▶ TO DO: Output the data word for word, dropping every image.

— start of PROVIDED DATA —

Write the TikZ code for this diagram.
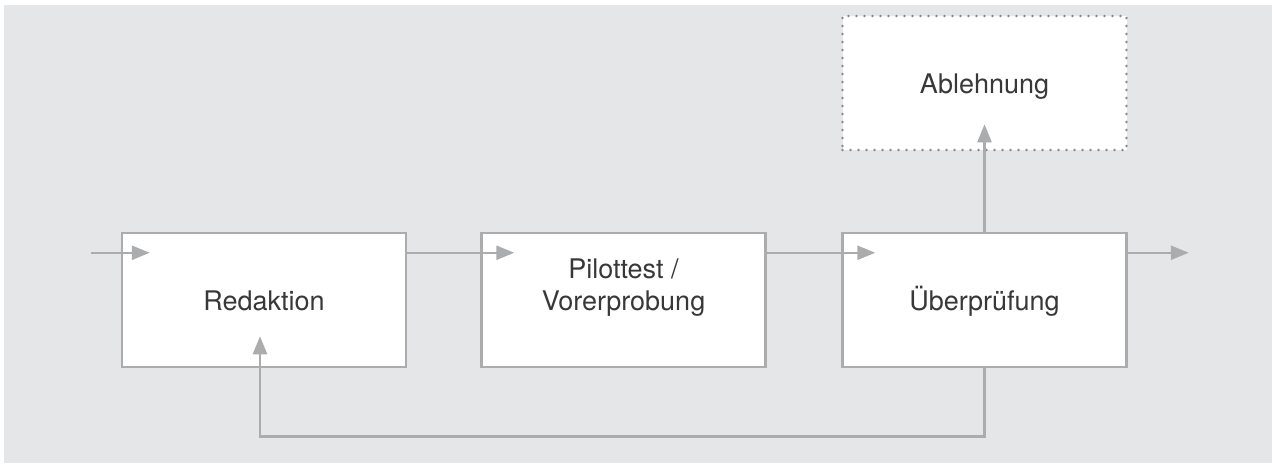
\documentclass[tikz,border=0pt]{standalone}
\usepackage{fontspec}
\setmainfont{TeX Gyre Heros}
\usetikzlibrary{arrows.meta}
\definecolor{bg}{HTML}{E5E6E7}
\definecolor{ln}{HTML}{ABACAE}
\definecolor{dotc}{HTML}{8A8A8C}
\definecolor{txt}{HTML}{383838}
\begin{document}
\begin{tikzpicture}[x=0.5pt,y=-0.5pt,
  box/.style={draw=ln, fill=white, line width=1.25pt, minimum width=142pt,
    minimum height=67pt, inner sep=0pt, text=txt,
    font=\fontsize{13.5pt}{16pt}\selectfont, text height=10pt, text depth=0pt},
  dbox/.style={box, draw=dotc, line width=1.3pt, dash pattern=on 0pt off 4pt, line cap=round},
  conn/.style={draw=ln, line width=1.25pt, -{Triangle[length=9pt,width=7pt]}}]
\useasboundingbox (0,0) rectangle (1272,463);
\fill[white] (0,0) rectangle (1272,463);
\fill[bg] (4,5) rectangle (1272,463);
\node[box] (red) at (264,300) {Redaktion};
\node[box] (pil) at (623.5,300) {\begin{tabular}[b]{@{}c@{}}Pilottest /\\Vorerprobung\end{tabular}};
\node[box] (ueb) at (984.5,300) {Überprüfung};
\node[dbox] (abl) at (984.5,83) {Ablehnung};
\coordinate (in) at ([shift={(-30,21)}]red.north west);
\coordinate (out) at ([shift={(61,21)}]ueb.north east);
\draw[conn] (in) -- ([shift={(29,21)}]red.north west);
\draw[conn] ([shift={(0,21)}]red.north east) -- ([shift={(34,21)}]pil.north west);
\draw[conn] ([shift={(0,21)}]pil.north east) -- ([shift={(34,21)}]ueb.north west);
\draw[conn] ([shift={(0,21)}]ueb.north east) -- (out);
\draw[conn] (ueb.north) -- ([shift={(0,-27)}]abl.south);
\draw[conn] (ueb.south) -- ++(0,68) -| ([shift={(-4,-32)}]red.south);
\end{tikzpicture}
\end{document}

— end of PROVIDED DATA —

▶ SOLUTION:
Write the TikZ code for this diagram.
\documentclass[tikz,border=0pt]{standalone}
\usepackage{fontspec}
\setmainfont{TeX Gyre Heros}
\usetikzlibrary{arrows.meta}
\definecolor{bg}{HTML}{E5E6E7}
\definecolor{ln}{HTML}{ABACAE}
\definecolor{dotc}{HTML}{8A8A8C}
\definecolor{txt}{HTML}{383838}
\begin{document}
\begin{tikzpicture}[x=0.5pt,y=-0.5pt,
  box/.style={draw=ln, fill=white, line width=1.25pt, minimum width=142pt,
    minimum height=67pt, inner sep=0pt, text=txt,
    font=\fontsize{13.5pt}{16pt}\selectfont, text height=10pt, text depth=0pt},
  dbox/.style={box, draw=dotc, line width=1.3pt, dash pattern=on 0pt off 4pt, line cap=round},
  conn/.style={draw=ln, line width=1.25pt, -{Triangle[length=9pt,width=7pt]}}]
\useasboundingbox (0,0) rectangle (1272,463);
\fill[white] (0,0) rectangle (1272,463);
\fill[bg] (4,5) rectangle (1272,463);
\node[box] (red) at (264,300) {Redaktion};
\node[box] (pil) at (623.5,300) {\begin{tabular}[b]{@{}c@{}}Pilottest /\\Vorerprobung\end{tabular}};
\node[box] (ueb) at (984.5,300) {Überprüfung};
\node[dbox] (abl) at (984.5,83) {Ablehnung};
\coordinate (in) at ([shift={(-30,21)}]red.north west);
\coordinate (out) at ([shift={(61,21)}]ueb.north east);
\draw[conn] (in) -- ([shift={(29,21)}]red.north west);
\draw[conn] ([shift={(0,21)}]red.north east) -- ([shift={(34,21)}]pil.north west);
\draw[conn] ([shift={(0,21)}]pil.north east) -- ([shift={(34,21)}]ueb.north west);
\draw[conn] ([shift={(0,21)}]ueb.north east) -- (out);
\draw[conn] (ueb.north) -- ([shift={(0,-27)}]abl.south);
\draw[conn] (ueb.south) -- ++(0,68) -| ([shift={(-4,-32)}]red.south);
\end{tikzpicture}
\end{document}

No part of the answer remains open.